Л е н и н. Я не властен это сделать, Владимир Александрович, и вы это прекрасно знаете.
О б у х. Меня в соучастники не берите: не знаю и знать не хочу!
Л е н и н (берет со стола кипу бумаг).
О б у х. Нет. Всерьез позаботиться о своем здоровье. Вы должны сосредоточиться на главном, все остальное, даже срочное, но второстепенное, — другим товарищам. Работать в сутки не более десяти часов. С перерывом в два часа. Под страхом домашнего ареста каждый выходной — на природу. Плавать, охотиться, играть в городки, просто гулять каждый день не меньше двух часов.
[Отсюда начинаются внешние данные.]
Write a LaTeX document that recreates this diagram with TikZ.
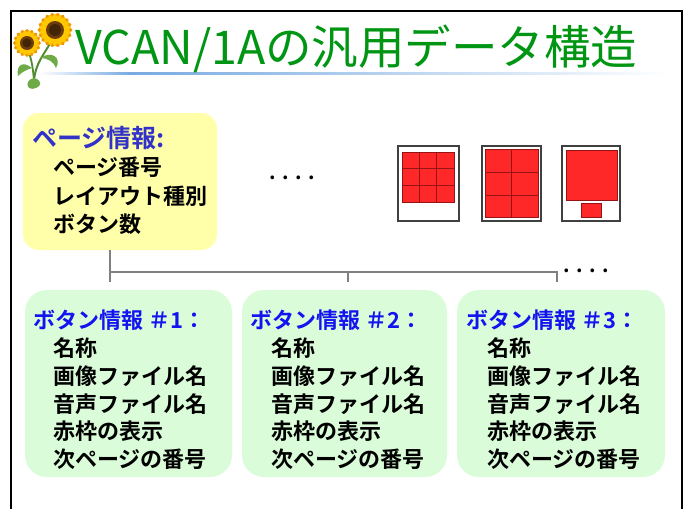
\documentclass[tikz,border=0pt]{standalone}
\usepackage{fontspec}
\setmainfont{Noto Sans CJK JP}[BoldFont={Noto Sans CJK JP Bold}]
\newfontfamily\jpbold{Noto Sans CJK JP Bold}
\definecolor{titlegreen}{RGB}{0,150,20}
\definecolor{pageyellow}{RGB}{255,255,170}
\definecolor{btngreen}{RGB}{218,252,216}
\definecolor{pageblue}{RGB}{50,50,200}
\definecolor{btnblue}{RGB}{20,20,240}
\definecolor{linkgray}{RGB}{128,128,128}
\definecolor{cellred}{RGB}{255,40,40}
\definecolor{gridred}{RGB}{150,20,20}
\definecolor{rulecyan}{RGB}{120,170,225}
\definecolor{petal}{RGB}{255,200,0}
\definecolor{petaldark}{RGB}{240,150,0}
\definecolor{disc}{RGB}{110,60,10}
\definecolor{leaf}{RGB}{110,170,70}
\definecolor{stem}{RGB}{80,140,50}
\newcommand{\fourdots}{.\hspace{6.5pt}.\hspace{6.5pt}.\hspace{6.5pt}.}
\tikzset{
  pagebox/.style={draw=none, fill=pageyellow, rounded corners=16pt, inner sep=0pt},
  btnbox/.style={draw=none, fill=btngreen, rounded corners=22pt, inner sep=0pt},
  headtxt/.style={anchor=base west, inner sep=0pt, font=\jpbold\fontsize{22}{22}\selectfont, text=btnblue},
  pghead/.style={anchor=base west, inner sep=0pt, font=\jpbold\fontsize{25}{25}\selectfont, text=pageblue},
  bodytxt/.style={anchor=base west, inner sep=0pt, font=\jpbold\fontsize{22}{22}\selectfont, text=black},
  conn/.style={draw=linkgray, line width=1.3pt},
  screen/.style={draw=black!75, line width=1.5pt, fill=white},
  cell/.style={fill=cellred, draw=gridred, line width=0.8pt},
  dotstxt/.style={inner sep=0pt, font=\jpbold\fontsize{20}{20}\selectfont}
}
\begin{document}
\begin{tikzpicture}[x=1pt,y=-1pt]
\useasboundingbox (0,0) rectangle (686,509);
\fill[white] (0,0) rectangle (686,509);

% slide frame
\draw[black, line width=1.6pt] (11,509) -- (11,11) -- (682,11) -- (682,509);

% title rule
\shade[left color=white, right color=rulecyan] (38,72) rectangle (130,74.5);
\shade[left color=rulecyan, right color=white] (130,72) rectangle (672,74.5);

% sunflower stems and leaves
\draw[stem, line width=2pt] (52,40) .. controls (44,55) and (36,62) .. (34,80);
\draw[stem, line width=1.8pt] (28,50) .. controls (32,60) and (33,70) .. (34,80);
\fill[leaf] (40,58) .. controls (52,50) and (62,58) .. (56,68) .. controls (54,62) and (48,58) .. (40,58) -- cycle;
\fill[leaf] (32,68) .. controls (22,60) and (16,66) .. (18,76) .. controls (22,72) and (26,70) .. (32,68) -- cycle;
\fill[leaf] (34,78) .. controls (24,80) and (26,92) .. (36,88) .. controls (42,86) and (42,80) .. (34,78) -- cycle;

% small sunflower
\foreach \a in {0,22.5,...,337.5}
  \fill[petaldark, rotate around={\a:(27,43)}] (36,43) ellipse (5 and 2.6);
\foreach \a in {11.25,33.75,...,348.75}
  \fill[petal, rotate around={\a:(27,43)}] (35,43) ellipse (4.5 and 2.4);
\fill[disc] (27,43) circle (7);
\fill[disc!60!black] (27,43) circle (4.5);

% large sunflower
\foreach \a in {0,20,...,340}
  \fill[petaldark, rotate around={\a:(55,30)}] (66,30) ellipse (6.5 and 3);
\foreach \a in {10,30,...,350}
  \fill[petal, rotate around={\a:(55,30)}] (65,30) ellipse (6 and 2.8);
\fill[disc] (55,30) circle (9);
\fill[disc!60!black] (55,30) circle (6);

% title
\node[anchor=base west, inner sep=0pt, text=titlegreen,
      font=\fontsize{46.5}{46.5}\selectfont] (title) at (75,64) {VCAN/1Aの汎用データ構造};

% page information box
\node[pagebox, minimum width=194pt, minimum height=137pt] (pg) at (120,181.5) {};
\node[pghead] (pgh) at (32,147) {ページ情報:};
\node[bodytxt] (pg1) at (53,175) {ページ番号};
\node[bodytxt] (pg2) at (53,204) {レイアウト種別};
\node[bodytxt] (pg3) at (53,232) {ボタン数};

\node[dotstxt] (dotsA) at (292,178) {\fourdots};

% layout icons
\node[screen, minimum width=61pt, minimum height=75pt, inner sep=0pt] (lay1) at (428.5,183.5) {};
\fill[cell] (402,152) rectangle (454,202);
\foreach \i in {1,2} {
  \draw[gridred, line width=0.8pt] ({402+\i*52/3},152) -- ({402+\i*52/3},202);
  \draw[gridred, line width=0.8pt] (402,{152+\i*50/3}) -- (454,{152+\i*50/3});
}
\node[screen, minimum width=59pt, minimum height=75pt, inner sep=0pt] (lay2) at (511.5,183.5) {};
\fill[cell] (485,149.5) rectangle (538,217.5);
\draw[gridred, line width=0.8pt] (511.5,149.5) -- (511.5,217.5);
\draw[gridred, line width=0.8pt] (485,172) -- (538,172);
\draw[gridred, line width=0.8pt] (485,195) -- (538,195);
\node[screen, minimum width=58pt, minimum height=75pt, inner sep=0pt] (lay3) at (591,183.5) {};
\fill[cell] (566,150) rectangle (617,200);
\fill[cell] (581,203.5) rectangle (601,217);

% button information boxes
\node[btnbox, minimum width=207pt, minimum height=187pt] (b1) at (128.5,383.5) {};
\node[btnbox, minimum width=205pt, minimum height=187pt] (b2) at (344.5,383.5) {};
\node[btnbox, minimum width=208pt, minimum height=187pt] (b3) at (561,383.5) {};

\foreach \n/\hx/\bx in {1/33/53, 2/250/271, 3/466/487} {
  \node[headtxt] (h\n) at (\hx,328) {ボタン情報 ＃\n：};
  \node[bodytxt] (n\n) at (\bx,356) {名称};
  \node[bodytxt] (g\n) at (\bx,384) {画像ファイル名};
  \node[bodytxt] (s\n) at (\bx,412) {音声ファイル名};
  \node[bodytxt] (r\n) at (\bx,439) {赤枠の表示};
  \node[bodytxt] (p\n) at (\bx,467) {次ページの番号};
}

% connectors from the page box to the button boxes
\coordinate (bus) at (0,272);
\coordinate (t1) at (110,282);
\coordinate (t2) at (348,282);
\coordinate (t3) at (557,282);
\draw[conn] (pg.south -| t1) -- (t1);
\draw[conn] (t1 |- bus) -- (t3 |- bus) -- (t3);
\draw[conn] (t2 |- bus) -- (t2);
\node[dotstxt] (dotsB) at (586,271) {\fourdots};
\end{tikzpicture}
\end{document}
Л е н и н. И пулю — к чертовой матери!
О б у х. При чем тут пуля?
Л е н и н (взгляд на Обуха). Все понял. (Поднимается.) Спасибо, Владимир Александрович, я все выполню.
О б у х. Но если все, о чем мы с вами тут договорились, останется простым сотрясением воздуха, я тут же пишу в Политбюро и прошу на меня не сердиться.
Л е н и н (улыбаясь). Не придумывайте, у вас никогда не было склонности к бюрократической переписке. Спасибо. Привет вашим домашним.
О б у х. Благодарю. Мои поклоны Надежде Константиновне и Марии Ильиничне.
Рукопожатие. О б у х уходит.
Л е н и н (садится за стол, кладет руки, сжатые в кулаки, перед собой, застывает. Он напряженно сосредоточен, думает. Тихо насвистывает и напевает).
«В полдневный жар в долине Дагестана С свинцом в груди лежал недвижим я, Глубокая еще дымилась рана, По капле кровь сочилася моя…»(Внезапно, что-то решив, резко поднимается, идет к двери. Приоткрыв дверь.) Наташа, будьте добры…
В кабинет входит секретарь Председателя Совнаркома Н а т а ш а — молодая девушка лет двадцати.
Что у нас сегодня?
Н а т а ш а (открыв блокнот). В двенадцать часов — корреспондент РОСТа Долгов, он вернулся из Лондона.